The other names were seen mostly in the gaming, health care and technology sectors, according to data compiled by Prospect News.

Good business

"When volatility is on the rise as it was last week, dealers have to increase the coupon to their investors," said a structurer.

"Investors are sellers of the options to the issuer. When volatility goes up, the cost of the option goes up as well. But the issuer is able to pass on that value to the investor because they resell the option to the market themselves. And those options are worth much more now."

This structurer said that it was good business for the issuer to reprice those deals in a way that was more favorable to the investors. "The dealer is in the business of making a fair deal to the customer," he said.

Competition in the market as well as transparency was also a contributing factor to those adjustments, he noted.

"Dealers compete with one another. If one issuer does not increase the coupon, someone else will."

This structurer said that investors or financial advisers can assess the coupon increase in simple ways.

Do-it-yourself tip

"In order to evaluate the value of the increased coupon, it's useful to find out how much the volatility of a name has changed relative to the market volatility," he said.

He gave a hypothetical example from a period covering the early stages of the volatility uptrend in the market to the date the notes of an issuer get repriced.

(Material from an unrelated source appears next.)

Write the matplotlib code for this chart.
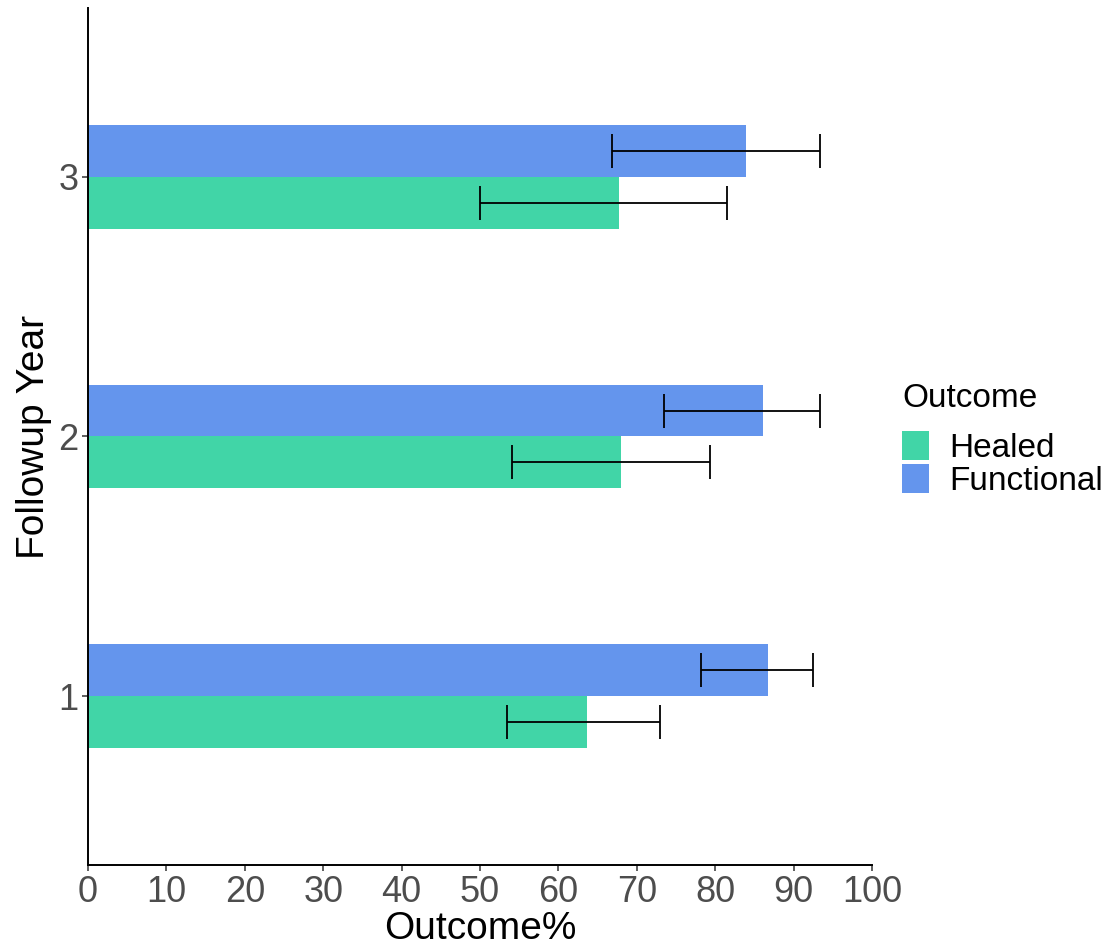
import numpy as np
import matplotlib
matplotlib.use("Agg")
import matplotlib.pyplot as plt
from matplotlib.patches import Patch

plt.rcParams['font.family'] = ['Liberation Sans', 'DejaVu Sans']

# data
years = [1, 2, 3]
healed = [63.7, 68.0, 67.7]
healed_lo = [53.4, 54.1, 50.0]
healed_hi = [72.9, 79.3, 81.5]
functional = [86.8, 86.1, 83.9]
functional_lo = [78.2, 73.5, 66.9]
functional_hi = [92.5, 93.4, 93.4]

col_healed = "#41D5A7"
col_func = "#6495ED"

fig = plt.figure(figsize=(11.07, 9.49), dpi=100)
ax = fig.add_axes([0.0795, 0.0885, 0.7082, 0.9031])

y = np.array(years, dtype=float)
h = 0.2
ax.barh(y - h / 2, healed, height=h, color=col_healed, label="Healed")
ax.barh(y + h / 2, functional, height=h, color=col_func, label="Functional")

# error bars
err_h = [np.array(healed) - np.array(healed_lo), np.array(healed_hi) - np.array(healed)]
err_f = [np.array(functional) - np.array(functional_lo), np.array(functional_hi) - np.array(functional)]
ax.errorbar(healed, y - h / 2, xerr=err_h, fmt="none", ecolor="black",
            elinewidth=1.3, capsize=12, capthick=1.3)
ax.errorbar(functional, y + h / 2, xerr=err_f, fmt="none", ecolor="black",
            elinewidth=1.3, capsize=12, capthick=1.3)

ax.set_xlim(0, 100)
ax.set_ylim(0.35, 3.65)
ax.set_xticks(range(0, 101, 10))
ax.set_yticks(years)
ax.set_yticklabels([str(v) for v in years])

for s in ["top", "right"]:
    ax.spines[s].set_visible(False)
for s in ["left", "bottom"]:
    ax.spines[s].set_linewidth(1.4)
    ax.spines[s].set_color("black")

ax.tick_params(axis="both", labelsize=26, labelcolor="#4D4D4D", color="#333333",
               length=4, width=1.1, pad=3)

ax.set_xlabel("Outcome%", fontsize=28, color="black", labelpad=1)
ax.set_ylabel("Followup Year", fontsize=28, color="black", labelpad=4)

handles = [Patch(facecolor=col_healed, edgecolor="none", label="Healed"),
           Patch(facecolor=col_func, edgecolor="none", label="Functional")]
leg = fig.legend(handles=handles, title="Outcome", loc="center left",
                 bbox_to_anchor=(0.815, 0.536), frameon=False, fontsize=24,
                 title_fontsize=24, handlelength=0.8, handleheight=0.97,
                 handletextpad=0.6, labelspacing=0.0, borderaxespad=0,
                 borderpad=0)
leg._legend_box.align = "left"
leg._legend_box.sep = 12

fig.savefig("out.png", dpi=100)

He assumed, as an example, that the market volatility rose by 50% from 20% to 30% during that time. At the same time, the implied volatility of a note's underlying stock would have moved to 45% from 24%, an 87.5% increase.

"You want the coupon not to go up by just 50%, which is the market, but by a lot more than 50%," he said.

He added that the greater the volatility premium of a name - or the excess implied volatility of the name over the market - the higher the raise investors should expect to see on their coupon.

"Dealers are motivated to pass that value on to the investor because they operate in a competitive market," he said.

"Besides, with the lower cost of information technology, customers can identify the change of value themselves," he added.